Under Washington Gov. Jay Inslee – a Democratic presidential candidate running for his party’s nomination on a very climate-changed focused platform but who also is very engaged on health care costs and coverage – Washington is proceeding with “Cascade Care,” a public option variant projected to be available by 2021. It won’t be a fully state-operated plan or buy-in to Medicaid or Medicare. Instead, the Washington State Health Care Authority will contract with private insurers to offer standardized health plans that are supposed to be cheaper and simpler for customers.

The state also is planning to subsidize (in the public option or private insurance plans in the exchanges) ACA customers whose incomes are up to 500% of the federal poverty level, instead of the 400% specified in the ACA. State officials have not yet worked out the funding.

There still are questions about how “Cascade Care” will work, its cost, what will be covered and whether it can build an adequate provider network. The state did specify that primary care providers must be paid at least 135% of Medicare rates but not more than 160% of those rates (drug benefits aren’t tied to the spending caps).

But Inslee is confident.

“Under the Obama administration and the Affordable Care Act, Washington was able to make tremendous progress in expanding coverage and start bringing down costs in our health care system,” he said when the bill was introduced early this year. “Under the Trump administration, all that progress is at risk. Because of the instability they’ve brought to the system, consumers in 14 counties have only one option for coverage, and our ability to rein in costs has been stymied.

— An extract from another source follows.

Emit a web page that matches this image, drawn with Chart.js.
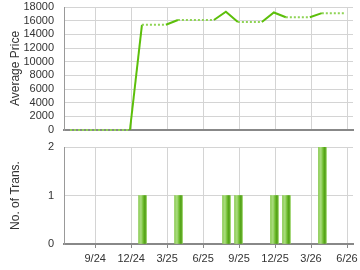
<!DOCTYPE html>
<html>
<head>
<meta charset="utf-8">
<script src="https://cdn.jsdelivr.net/npm/chart.js@4/dist/chart.umd.min.js"></script>
<style>
  body { margin: 0; background: #fff; width: 360px; height: 270px; overflow: hidden; }
  #wrapTop { position: absolute; left: 0; top: 0; width: 360px; height: 138px; }
  #wrapBot { position: absolute; left: 0; top: 135px; width: 360px; height: 135px; }
</style>
</head>
<body>
<div id="wrapTop"><canvas id="priceChart"></canvas></div>
<div id="wrapBot"><canvas id="transChart"></canvas></div>
<script>
// months counted from Jan 2024 = 0
const tickMonths = [8, 11, 14, 17, 20, 23, 26, 29];
const tickLabels = ['9/24', '12/24', '3/25', '6/25', '9/25', '12/25', '3/26', '6/26'];

const priceMonths = [5.9, 10.9, 11.9, 13.9, 14.9, 17.9, 18.9, 19.9, 21.9, 22.9, 23.9, 25.9, 26.9, 28.9];
const priceValues = [0, 0, 15400, 15400, 16100, 16100, 17300, 15800, 15800, 17200, 16500, 16500, 17100, 17100];

const transMonths = [11.95, 14.95, 18.95, 19.95, 22.95, 23.95, 26.95];
const transCounts = [1, 1, 1, 1, 1, 1, 2];

const FONT = "'Liberation Sans', Arial, sans-serif";
Chart.defaults.font.family = FONT;
Chart.defaults.color = '#333';
Chart.defaults.animation = false;

const xMin = 5.4, xMax = 29.5;

function setTicks(axis) {
    axis.ticks = tickMonths.map(v => ({ value: v }));
}
// fixed y axis width, no extra label padding so layout padding decides the plot box
function fixY(axis) {
    axis.width = 64;
    axis.paddingTop = 0;
    axis.paddingBottom = 0;
}
function fixX(h) {
    return axis => {
        axis.height = h;
        axis.paddingLeft = 0;
        axis.paddingRight = 0;
    };
}

// line chart (average price)
const priceData = priceMonths.map((m, i) => ({ x: m, y: priceValues[i] }));

const priceChart = new Chart(document.getElementById('priceChart'), {
    type: 'line',
    data: {
        datasets: [{
            data: priceData,
            borderColor: '#5cbf0a',
            borderWidth: 2,
            pointRadius: 0,
            tension: 0,
            fill: false,
            clip: 4,
            segment: {
                borderDash: ctx => (ctx.p1.parsed.x - ctx.p0.parsed.x > 1.05 ? [2, 2] : undefined),
                borderColor: ctx => (ctx.p1.parsed.x - ctx.p0.parsed.x > 1.05 ? '#8fd455' : undefined)
            }
        }]
    },
    options: {
        responsive: true,
        maintainAspectRatio: false,
        layout: { padding: { left: 0, right: 7, top: 7, bottom: 8 } },
        plugins: { legend: { display: false }, tooltip: { enabled: false } },
        scales: {
            x: {
                type: 'linear',
                min: xMin,
                max: xMax,
                afterBuildTicks: setTicks,
                afterFit: fixX(0),
                ticks: { display: false },
                grid: { color: '#d4d4d4', drawTicks: false },
                border: { color: '#888', width: 2 }
            },
            y: {
                min: 0,
                max: 18000,
                afterFit: fixY,
                ticks: {
                    stepSize: 2000, padding: 10, font: { size: 11 },
                    autoSkip: false,
                    callback: v => String(v)
                },
                grid: { color: '#d4d4d4', drawTicks: false },
                border: { color: '#999', width: 1 },
                title: { display: true, text: 'Average Price', font: { size: 12 }, padding: { top: 8, bottom: 0 } }
            }
        }
    }
});

// bar chart (number of transactions)
const transData = transMonths.map((m, i) => ({ x: m, y: transCounts[i] }));

function barFill(ctx) {
    const chart = ctx.chart;
    const xs = chart.scales.x;
    if (!xs || ctx.type !== 'data' || !ctx.raw) return '#7cc63a';
    const px = xs.getPixelForValue(ctx.raw.x);
    if (!isFinite(px)) return '#7cc63a';
    const g = chart.ctx.createLinearGradient(px - 4, 0, px + 4, 0);
    g.addColorStop(0, '#8ccc55');
    g.addColorStop(0.3, '#abdd80');
    g.addColorStop(0.6, '#6cbb2c');
    g.addColorStop(0.82, '#4d9c12');
    g.addColorStop(1, '#8ccc55');
    return g;
}

const transChart = new Chart(document.getElementById('transChart'), {
    type: 'bar',
    data: {
        datasets: [{
            data: transData,
            backgroundColor: barFill,
            borderWidth: 0,
            barThickness: 8
        }]
    },
    options: {
        responsive: true,
        maintainAspectRatio: false,
        layout: { padding: { left: 0, right: 7, top: 12, bottom: 0 } },
        plugins: { legend: { display: false }, tooltip: { enabled: false } },
        scales: {
            x: {
                type: 'linear',
                min: xMin,
                max: xMax,
                offset: false,
                afterBuildTicks: setTicks,
                afterFit: fixX(26),
                ticks: {
                    padding: 4,
                    font: { size: 11 },
                    maxRotation: 0,
                    autoSkip: false,
                    callback: v => tickLabels[tickMonths.indexOf(v)]
                },
                grid: { offset: false, color: '#d4d4d4', tickLength: 4, tickColor: '#888' },
                border: { color: '#888', width: 2 }
            },
            y: {
                min: 0,
                max: 2,
                afterFit: fixY,
                ticks: { stepSize: 1, padding: 10, font: { size: 11 }, autoSkip: false },
                grid: { color: '#d4d4d4', drawTicks: false },
                border: { color: '#999', width: 1 },
                title: { display: true, text: 'No. of Trans.', font: { size: 12 }, padding: { top: 8, bottom: 0 } }
            }
        }
    }
});
</script>
</body>
</html>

“But we’re going to do all we can to protect health care for Washingtonians,” he added. “This public option will ensure consumers in every part of the state will have an option for high-quality, affordable coverage.”

1 thought on “In midst of national ‘Medicare for All’ debate, one state takes own action

  1. Roxanne Nelson

    I live in WA state and this article caught my eye. But then, of course, there is really nothing innovative about this plan. Contracting with private insurers–same old same old, under the guise of a catchy term “Cascade care.” Private insurers are for profit corporations, they answer to their stakeholders and not patients. Having a government contract won’t change that, and it will be the same old song under a new name. Maybe a drop cheaper, but still dramatically overpriced, as insurers need to turn a profit.